*Your goal:* Write out every line below that includes the word "matplotlib".

— Begin Collected data —

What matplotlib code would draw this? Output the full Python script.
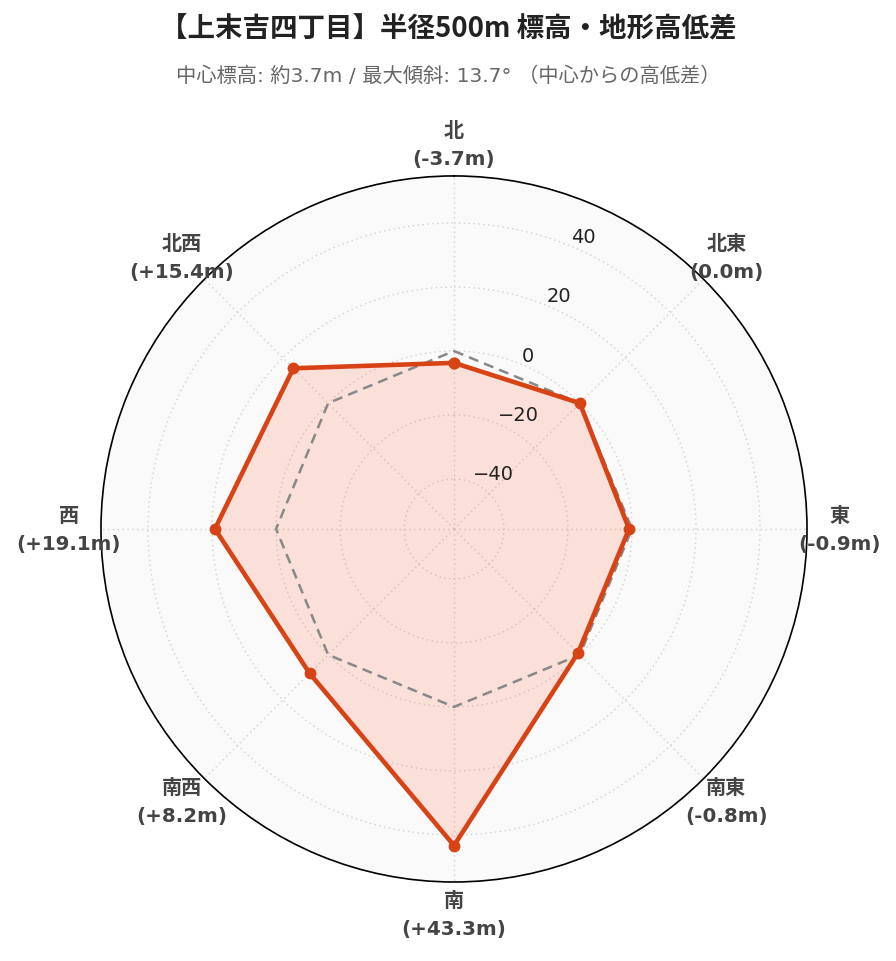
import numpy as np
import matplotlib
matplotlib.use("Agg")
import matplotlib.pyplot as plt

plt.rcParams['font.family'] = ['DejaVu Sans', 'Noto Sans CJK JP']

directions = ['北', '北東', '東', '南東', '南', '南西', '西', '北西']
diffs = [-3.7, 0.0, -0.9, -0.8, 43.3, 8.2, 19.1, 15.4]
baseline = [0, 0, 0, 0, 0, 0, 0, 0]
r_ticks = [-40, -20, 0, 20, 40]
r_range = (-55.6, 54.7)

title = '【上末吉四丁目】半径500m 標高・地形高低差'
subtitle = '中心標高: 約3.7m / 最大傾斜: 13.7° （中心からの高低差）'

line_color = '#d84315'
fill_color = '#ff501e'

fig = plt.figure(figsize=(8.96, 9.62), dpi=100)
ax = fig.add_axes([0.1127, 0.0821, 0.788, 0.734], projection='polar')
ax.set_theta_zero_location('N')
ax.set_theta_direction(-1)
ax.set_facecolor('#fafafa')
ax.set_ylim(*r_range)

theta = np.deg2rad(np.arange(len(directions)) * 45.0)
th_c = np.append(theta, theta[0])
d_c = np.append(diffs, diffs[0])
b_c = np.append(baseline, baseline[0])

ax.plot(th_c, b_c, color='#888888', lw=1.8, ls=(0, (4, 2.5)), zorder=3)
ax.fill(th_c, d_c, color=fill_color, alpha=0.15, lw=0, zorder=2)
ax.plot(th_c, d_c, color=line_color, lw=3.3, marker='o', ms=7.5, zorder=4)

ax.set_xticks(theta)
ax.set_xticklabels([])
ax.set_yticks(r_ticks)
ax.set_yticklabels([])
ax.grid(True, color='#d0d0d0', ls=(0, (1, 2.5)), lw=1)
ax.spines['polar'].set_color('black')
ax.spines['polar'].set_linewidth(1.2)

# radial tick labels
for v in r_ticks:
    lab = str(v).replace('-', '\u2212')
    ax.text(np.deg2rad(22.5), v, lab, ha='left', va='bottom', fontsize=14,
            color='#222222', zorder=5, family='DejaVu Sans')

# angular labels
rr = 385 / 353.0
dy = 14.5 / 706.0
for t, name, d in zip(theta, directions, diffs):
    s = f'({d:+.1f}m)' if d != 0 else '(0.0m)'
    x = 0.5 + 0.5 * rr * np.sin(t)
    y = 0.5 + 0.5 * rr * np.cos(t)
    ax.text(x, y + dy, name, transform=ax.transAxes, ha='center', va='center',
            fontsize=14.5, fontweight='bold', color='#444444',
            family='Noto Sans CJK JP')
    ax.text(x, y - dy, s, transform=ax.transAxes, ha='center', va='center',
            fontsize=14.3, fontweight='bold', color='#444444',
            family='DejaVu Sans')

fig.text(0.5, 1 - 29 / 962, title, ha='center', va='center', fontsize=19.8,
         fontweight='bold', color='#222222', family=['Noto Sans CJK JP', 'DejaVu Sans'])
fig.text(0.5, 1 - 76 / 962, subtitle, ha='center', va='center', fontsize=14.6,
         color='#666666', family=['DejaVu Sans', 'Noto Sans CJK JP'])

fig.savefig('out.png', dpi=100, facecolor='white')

— End Collected data —

*Response below:*
What matplotlib code would draw this? Output the full Python script.
import matplotlib
matplotlib.use("Agg")
import matplotlib.pyplot as plt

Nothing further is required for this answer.